__CHALLENGE__:
Retype the stretch of lines that starts at the line containing "Output the Python" and ends at the line containing "56.19, 56.66, 57.06, 57.23]", inclusive. Do not include pictures.

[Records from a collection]

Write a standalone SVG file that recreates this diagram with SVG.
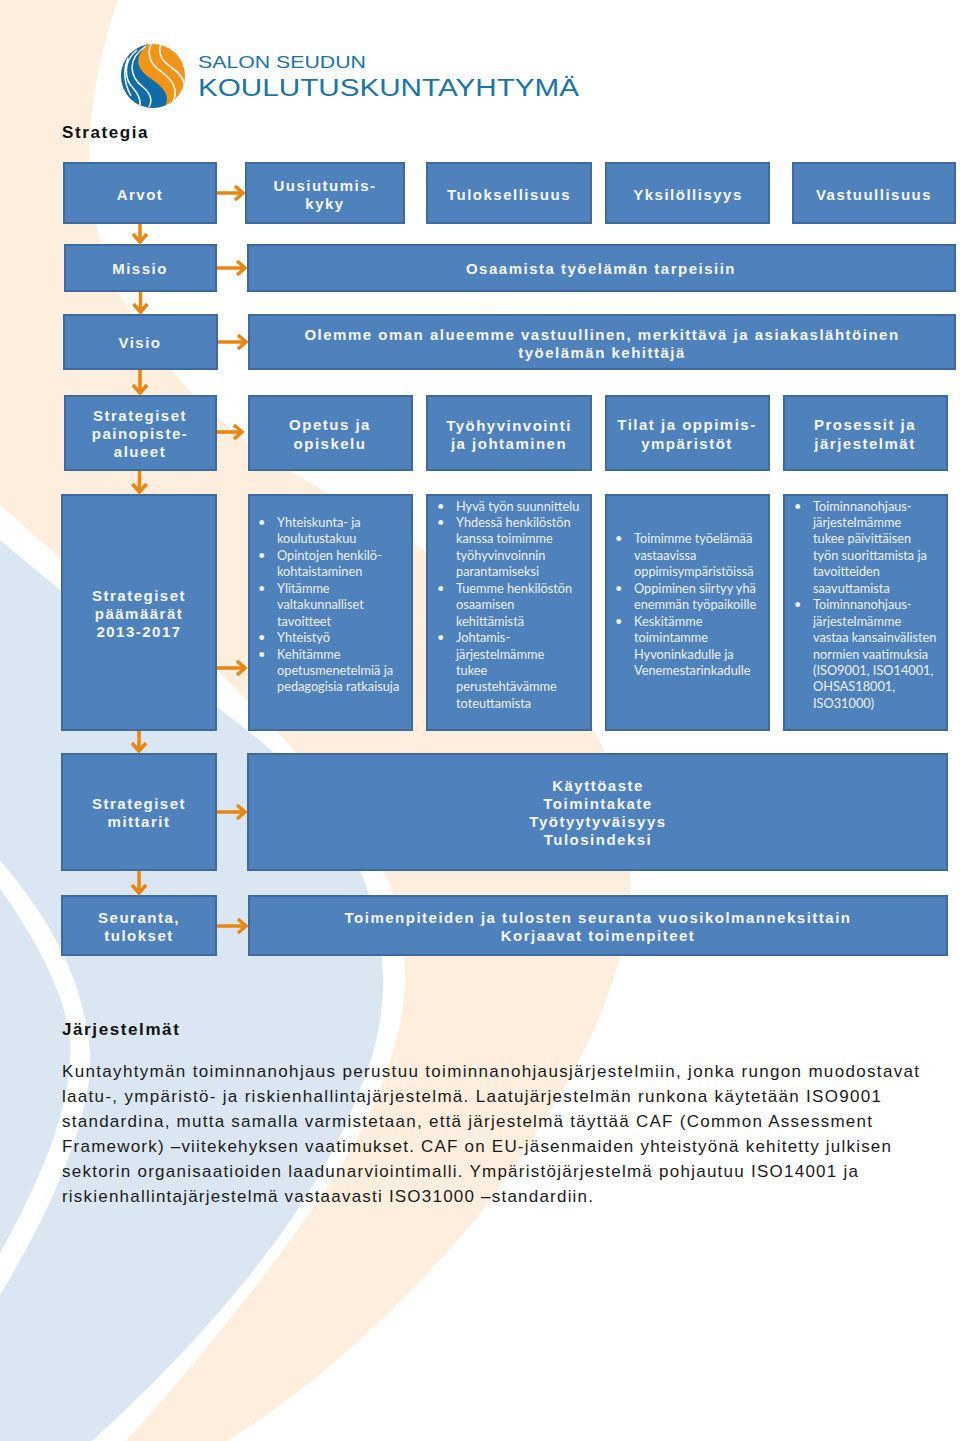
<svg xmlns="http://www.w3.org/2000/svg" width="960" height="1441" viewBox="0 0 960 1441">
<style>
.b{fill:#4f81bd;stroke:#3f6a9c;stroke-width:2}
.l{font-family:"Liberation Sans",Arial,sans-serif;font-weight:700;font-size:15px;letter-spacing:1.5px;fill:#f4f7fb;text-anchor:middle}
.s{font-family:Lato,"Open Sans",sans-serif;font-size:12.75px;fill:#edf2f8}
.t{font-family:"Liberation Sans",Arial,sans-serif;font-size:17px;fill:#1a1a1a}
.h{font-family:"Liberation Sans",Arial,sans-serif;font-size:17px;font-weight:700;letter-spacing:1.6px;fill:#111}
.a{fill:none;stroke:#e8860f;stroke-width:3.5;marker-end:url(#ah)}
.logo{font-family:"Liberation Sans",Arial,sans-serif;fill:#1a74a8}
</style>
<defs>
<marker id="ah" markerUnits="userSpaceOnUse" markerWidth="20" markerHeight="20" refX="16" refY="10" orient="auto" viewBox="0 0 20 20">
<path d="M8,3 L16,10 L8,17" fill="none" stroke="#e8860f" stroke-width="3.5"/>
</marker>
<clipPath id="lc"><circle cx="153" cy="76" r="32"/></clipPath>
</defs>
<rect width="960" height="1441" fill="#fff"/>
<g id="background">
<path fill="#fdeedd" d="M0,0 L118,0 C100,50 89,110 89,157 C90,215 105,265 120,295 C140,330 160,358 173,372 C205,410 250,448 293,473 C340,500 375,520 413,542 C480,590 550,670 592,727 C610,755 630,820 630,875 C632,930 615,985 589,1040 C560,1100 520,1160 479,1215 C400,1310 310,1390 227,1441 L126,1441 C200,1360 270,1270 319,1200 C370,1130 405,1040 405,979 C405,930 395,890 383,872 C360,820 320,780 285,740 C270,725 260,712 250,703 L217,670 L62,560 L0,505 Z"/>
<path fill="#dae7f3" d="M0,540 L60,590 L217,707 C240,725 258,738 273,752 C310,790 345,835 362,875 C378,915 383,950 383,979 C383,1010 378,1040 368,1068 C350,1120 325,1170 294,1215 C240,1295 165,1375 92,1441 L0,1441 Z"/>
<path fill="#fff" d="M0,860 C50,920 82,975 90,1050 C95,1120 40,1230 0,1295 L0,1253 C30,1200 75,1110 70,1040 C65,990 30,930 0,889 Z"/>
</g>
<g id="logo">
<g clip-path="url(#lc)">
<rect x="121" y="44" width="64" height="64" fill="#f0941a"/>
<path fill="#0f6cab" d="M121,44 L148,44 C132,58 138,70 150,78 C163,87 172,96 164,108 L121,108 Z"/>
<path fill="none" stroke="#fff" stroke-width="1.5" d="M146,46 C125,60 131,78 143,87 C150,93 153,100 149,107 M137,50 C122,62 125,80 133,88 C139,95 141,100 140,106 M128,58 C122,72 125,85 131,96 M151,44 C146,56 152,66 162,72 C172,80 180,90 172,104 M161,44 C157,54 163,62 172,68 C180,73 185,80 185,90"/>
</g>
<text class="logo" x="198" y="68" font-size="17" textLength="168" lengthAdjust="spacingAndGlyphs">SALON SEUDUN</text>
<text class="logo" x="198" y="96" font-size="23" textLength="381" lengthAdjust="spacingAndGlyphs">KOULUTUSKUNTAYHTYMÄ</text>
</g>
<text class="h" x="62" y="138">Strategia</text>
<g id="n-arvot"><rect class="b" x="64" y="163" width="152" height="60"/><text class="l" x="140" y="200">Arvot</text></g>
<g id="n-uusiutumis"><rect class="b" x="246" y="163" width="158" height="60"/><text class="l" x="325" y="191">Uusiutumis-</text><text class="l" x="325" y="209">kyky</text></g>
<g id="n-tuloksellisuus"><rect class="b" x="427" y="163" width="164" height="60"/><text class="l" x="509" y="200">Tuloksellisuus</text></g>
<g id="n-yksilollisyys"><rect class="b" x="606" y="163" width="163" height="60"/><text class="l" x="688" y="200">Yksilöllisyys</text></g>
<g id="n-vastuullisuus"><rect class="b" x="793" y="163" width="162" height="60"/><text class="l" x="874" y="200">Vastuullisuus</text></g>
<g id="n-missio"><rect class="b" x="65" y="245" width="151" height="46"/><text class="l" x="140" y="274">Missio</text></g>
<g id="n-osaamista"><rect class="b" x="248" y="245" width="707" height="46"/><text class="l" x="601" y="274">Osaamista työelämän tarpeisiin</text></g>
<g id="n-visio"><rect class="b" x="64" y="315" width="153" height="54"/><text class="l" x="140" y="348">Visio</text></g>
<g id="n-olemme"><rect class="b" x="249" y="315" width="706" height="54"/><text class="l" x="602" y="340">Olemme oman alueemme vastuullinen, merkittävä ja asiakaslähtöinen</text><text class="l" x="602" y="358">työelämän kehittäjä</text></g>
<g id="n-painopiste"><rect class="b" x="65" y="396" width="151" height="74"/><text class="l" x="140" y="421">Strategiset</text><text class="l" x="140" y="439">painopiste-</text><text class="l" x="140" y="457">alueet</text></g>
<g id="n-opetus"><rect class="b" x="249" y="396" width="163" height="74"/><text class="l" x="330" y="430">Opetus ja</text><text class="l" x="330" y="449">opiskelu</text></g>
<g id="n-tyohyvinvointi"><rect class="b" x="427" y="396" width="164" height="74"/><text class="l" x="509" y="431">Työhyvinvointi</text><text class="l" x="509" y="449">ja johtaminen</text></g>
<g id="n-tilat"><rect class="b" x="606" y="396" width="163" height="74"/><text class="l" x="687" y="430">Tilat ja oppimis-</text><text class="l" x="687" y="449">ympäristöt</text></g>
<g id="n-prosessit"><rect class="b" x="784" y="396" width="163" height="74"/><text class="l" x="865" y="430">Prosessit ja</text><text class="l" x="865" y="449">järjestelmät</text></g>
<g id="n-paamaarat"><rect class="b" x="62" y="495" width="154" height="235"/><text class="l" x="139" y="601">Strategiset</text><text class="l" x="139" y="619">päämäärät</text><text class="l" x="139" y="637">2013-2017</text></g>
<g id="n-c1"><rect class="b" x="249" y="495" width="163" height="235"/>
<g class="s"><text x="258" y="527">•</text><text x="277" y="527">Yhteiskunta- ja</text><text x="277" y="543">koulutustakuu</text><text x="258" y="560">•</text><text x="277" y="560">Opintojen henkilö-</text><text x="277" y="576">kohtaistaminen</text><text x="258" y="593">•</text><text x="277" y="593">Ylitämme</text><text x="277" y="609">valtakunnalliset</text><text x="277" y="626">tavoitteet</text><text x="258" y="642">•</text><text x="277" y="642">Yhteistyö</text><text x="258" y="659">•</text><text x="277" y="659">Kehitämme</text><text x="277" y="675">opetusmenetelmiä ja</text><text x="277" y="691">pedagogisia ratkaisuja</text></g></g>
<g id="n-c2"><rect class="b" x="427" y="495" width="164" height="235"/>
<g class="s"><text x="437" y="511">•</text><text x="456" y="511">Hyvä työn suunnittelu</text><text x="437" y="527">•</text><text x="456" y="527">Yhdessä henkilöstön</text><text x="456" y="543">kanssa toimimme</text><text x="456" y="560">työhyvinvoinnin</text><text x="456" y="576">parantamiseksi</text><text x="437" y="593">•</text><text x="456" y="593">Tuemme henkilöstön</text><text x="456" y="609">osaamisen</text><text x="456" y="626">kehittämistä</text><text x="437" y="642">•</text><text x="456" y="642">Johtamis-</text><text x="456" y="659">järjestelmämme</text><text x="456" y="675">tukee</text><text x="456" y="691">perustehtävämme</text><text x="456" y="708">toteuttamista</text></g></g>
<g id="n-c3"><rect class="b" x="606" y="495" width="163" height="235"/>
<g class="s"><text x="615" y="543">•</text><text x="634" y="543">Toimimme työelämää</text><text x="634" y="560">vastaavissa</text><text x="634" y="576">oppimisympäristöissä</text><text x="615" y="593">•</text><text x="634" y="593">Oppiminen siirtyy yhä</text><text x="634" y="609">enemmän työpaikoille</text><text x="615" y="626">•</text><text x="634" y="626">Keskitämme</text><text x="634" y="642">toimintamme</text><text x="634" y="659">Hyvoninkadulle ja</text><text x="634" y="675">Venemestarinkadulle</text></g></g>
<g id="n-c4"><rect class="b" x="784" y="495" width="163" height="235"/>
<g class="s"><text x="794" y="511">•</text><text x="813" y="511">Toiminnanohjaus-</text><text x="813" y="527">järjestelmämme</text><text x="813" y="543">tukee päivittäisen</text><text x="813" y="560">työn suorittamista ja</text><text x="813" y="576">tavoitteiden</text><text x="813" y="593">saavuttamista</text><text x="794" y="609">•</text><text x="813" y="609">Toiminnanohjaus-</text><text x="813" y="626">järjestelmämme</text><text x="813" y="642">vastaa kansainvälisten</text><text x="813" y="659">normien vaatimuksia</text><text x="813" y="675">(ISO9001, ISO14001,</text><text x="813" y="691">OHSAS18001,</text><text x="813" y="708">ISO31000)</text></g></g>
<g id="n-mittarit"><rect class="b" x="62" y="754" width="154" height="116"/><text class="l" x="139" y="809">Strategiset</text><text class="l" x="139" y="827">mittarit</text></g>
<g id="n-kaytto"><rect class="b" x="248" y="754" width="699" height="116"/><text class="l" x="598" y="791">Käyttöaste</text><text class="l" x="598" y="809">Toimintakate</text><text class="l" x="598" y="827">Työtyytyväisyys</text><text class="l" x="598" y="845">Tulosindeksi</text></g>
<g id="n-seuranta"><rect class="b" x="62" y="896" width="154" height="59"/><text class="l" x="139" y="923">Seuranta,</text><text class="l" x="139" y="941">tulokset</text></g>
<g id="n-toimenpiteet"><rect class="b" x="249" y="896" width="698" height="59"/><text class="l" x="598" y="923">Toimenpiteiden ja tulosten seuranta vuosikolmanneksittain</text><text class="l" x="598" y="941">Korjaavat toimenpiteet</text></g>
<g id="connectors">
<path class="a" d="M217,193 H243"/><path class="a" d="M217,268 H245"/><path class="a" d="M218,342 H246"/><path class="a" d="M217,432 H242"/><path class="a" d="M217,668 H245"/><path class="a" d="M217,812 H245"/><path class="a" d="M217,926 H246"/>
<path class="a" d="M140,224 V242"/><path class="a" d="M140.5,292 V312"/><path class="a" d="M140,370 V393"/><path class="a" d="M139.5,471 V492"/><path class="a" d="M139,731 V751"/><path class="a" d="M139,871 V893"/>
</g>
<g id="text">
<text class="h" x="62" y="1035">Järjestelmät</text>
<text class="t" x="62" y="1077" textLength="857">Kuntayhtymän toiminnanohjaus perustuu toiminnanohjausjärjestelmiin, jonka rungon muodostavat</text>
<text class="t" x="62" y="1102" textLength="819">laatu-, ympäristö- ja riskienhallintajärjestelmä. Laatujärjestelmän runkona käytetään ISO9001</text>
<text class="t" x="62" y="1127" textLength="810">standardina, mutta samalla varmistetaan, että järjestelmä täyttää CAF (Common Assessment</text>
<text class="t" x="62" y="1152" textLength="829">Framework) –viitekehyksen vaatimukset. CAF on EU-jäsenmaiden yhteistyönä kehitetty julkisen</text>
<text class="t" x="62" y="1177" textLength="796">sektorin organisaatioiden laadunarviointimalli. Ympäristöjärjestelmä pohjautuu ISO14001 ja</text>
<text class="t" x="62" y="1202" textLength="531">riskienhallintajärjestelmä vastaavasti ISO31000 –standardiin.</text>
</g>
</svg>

==

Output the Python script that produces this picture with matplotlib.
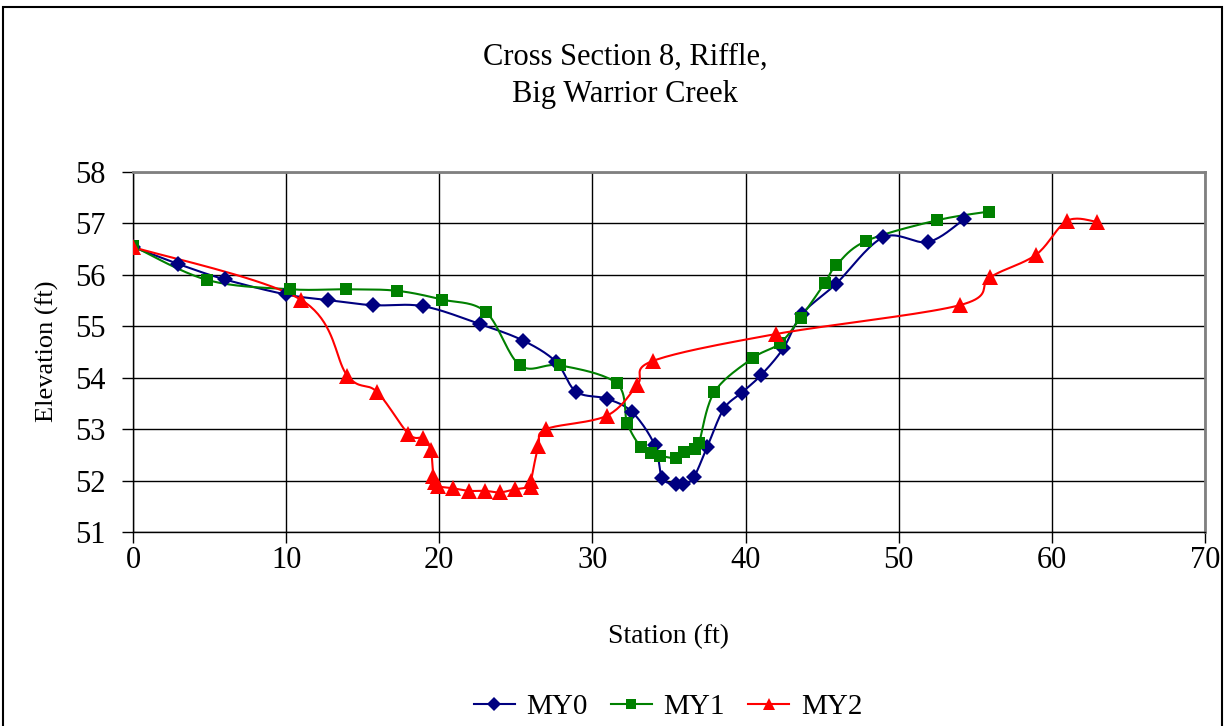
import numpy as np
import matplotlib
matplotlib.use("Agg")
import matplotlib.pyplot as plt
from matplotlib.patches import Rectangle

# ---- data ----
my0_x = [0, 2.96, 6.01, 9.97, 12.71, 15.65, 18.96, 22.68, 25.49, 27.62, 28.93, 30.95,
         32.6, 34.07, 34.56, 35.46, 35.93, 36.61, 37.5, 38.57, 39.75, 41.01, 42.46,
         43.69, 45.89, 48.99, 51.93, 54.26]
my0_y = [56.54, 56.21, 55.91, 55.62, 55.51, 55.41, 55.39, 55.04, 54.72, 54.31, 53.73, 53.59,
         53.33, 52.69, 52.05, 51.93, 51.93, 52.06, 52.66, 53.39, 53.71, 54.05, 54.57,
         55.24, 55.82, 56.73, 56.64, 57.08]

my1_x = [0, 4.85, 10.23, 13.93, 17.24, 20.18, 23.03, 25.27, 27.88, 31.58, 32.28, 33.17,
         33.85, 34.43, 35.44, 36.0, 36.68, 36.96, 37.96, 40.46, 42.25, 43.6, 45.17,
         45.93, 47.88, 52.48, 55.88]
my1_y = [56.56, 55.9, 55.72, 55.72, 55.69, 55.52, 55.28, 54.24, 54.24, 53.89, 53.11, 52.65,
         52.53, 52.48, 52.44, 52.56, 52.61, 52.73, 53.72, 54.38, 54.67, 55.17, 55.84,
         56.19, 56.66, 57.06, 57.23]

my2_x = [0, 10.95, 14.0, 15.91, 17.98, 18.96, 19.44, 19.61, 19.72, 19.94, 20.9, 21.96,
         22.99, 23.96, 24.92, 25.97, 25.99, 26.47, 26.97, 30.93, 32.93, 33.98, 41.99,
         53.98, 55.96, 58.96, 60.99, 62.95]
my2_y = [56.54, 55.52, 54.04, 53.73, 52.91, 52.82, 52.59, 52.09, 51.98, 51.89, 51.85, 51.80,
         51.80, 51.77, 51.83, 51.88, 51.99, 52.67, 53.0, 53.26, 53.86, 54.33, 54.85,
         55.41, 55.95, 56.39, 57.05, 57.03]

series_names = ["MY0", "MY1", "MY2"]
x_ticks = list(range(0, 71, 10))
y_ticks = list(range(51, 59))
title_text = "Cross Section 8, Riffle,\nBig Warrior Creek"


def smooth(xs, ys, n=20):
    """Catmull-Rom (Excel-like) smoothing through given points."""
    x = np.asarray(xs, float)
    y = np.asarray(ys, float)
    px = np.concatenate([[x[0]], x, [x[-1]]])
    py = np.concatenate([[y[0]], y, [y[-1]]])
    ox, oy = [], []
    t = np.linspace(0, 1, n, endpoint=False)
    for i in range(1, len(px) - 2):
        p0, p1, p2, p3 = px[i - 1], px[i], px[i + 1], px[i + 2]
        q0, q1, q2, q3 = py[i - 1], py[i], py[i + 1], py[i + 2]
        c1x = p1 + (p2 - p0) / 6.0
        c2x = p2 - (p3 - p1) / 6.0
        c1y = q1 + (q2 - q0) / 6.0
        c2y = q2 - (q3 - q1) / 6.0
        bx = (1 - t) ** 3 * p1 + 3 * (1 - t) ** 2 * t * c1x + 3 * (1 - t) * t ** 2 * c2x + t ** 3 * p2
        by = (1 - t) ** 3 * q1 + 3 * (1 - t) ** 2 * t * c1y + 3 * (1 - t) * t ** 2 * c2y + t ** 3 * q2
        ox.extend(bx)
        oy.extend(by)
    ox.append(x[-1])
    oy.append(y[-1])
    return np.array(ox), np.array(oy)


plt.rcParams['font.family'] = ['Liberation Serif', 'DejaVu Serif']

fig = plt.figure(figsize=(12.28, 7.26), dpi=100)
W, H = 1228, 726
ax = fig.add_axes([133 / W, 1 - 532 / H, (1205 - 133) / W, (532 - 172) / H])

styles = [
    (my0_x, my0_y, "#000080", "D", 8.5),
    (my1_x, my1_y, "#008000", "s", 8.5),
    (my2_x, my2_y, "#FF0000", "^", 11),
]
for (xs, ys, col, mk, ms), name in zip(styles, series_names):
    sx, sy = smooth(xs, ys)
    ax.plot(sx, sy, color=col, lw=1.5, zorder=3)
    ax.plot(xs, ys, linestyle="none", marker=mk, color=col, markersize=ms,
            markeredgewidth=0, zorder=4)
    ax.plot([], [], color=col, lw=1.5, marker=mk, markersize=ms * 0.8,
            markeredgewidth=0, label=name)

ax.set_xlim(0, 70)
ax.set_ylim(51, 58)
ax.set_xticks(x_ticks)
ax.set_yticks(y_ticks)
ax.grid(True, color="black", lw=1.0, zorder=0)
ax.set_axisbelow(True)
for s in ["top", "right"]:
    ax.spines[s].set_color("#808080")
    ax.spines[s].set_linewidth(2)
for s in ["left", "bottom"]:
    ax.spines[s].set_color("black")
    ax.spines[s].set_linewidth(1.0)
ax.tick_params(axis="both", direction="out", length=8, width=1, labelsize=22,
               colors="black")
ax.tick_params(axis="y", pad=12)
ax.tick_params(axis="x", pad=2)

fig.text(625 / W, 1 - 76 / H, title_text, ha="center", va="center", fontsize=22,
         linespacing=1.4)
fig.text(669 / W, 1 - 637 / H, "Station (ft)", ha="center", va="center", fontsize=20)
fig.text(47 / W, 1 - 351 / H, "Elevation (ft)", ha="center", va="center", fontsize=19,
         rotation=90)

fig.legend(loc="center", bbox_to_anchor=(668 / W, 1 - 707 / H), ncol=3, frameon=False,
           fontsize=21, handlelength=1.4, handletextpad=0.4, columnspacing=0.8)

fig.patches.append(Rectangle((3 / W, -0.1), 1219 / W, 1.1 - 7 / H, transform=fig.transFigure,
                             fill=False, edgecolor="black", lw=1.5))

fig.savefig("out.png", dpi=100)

__RESPONSE BELOW__:
Output the Python script that produces this picture with matplotlib.
import numpy as np
import matplotlib
matplotlib.use("Agg")
import matplotlib.pyplot as plt
from matplotlib.patches import Rectangle

# ---- data ----
my0_x = [0, 2.96, 6.01, 9.97, 12.71, 15.65, 18.96, 22.68, 25.49, 27.62, 28.93, 30.95,
         32.6, 34.07, 34.56, 35.46, 35.93, 36.61, 37.5, 38.57, 39.75, 41.01, 42.46,
         43.69, 45.89, 48.99, 51.93, 54.26]
my0_y = [56.54, 56.21, 55.91, 55.62, 55.51, 55.41, 55.39, 55.04, 54.72, 54.31, 53.73, 53.59,
         53.33, 52.69, 52.05, 51.93, 51.93, 52.06, 52.66, 53.39, 53.71, 54.05, 54.57,
         55.24, 55.82, 56.73, 56.64, 57.08]

my1_x = [0, 4.85, 10.23, 13.93, 17.24, 20.18, 23.03, 25.27, 27.88, 31.58, 32.28, 33.17,
         33.85, 34.43, 35.44, 36.0, 36.68, 36.96, 37.96, 40.46, 42.25, 43.6, 45.17,
         45.93, 47.88, 52.48, 55.88]
my1_y = [56.56, 55.9, 55.72, 55.72, 55.69, 55.52, 55.28, 54.24, 54.24, 53.89, 53.11, 52.65,
         52.53, 52.48, 52.44, 52.56, 52.61, 52.73, 53.72, 54.38, 54.67, 55.17, 55.84,
         56.19, 56.66, 57.06, 57.23]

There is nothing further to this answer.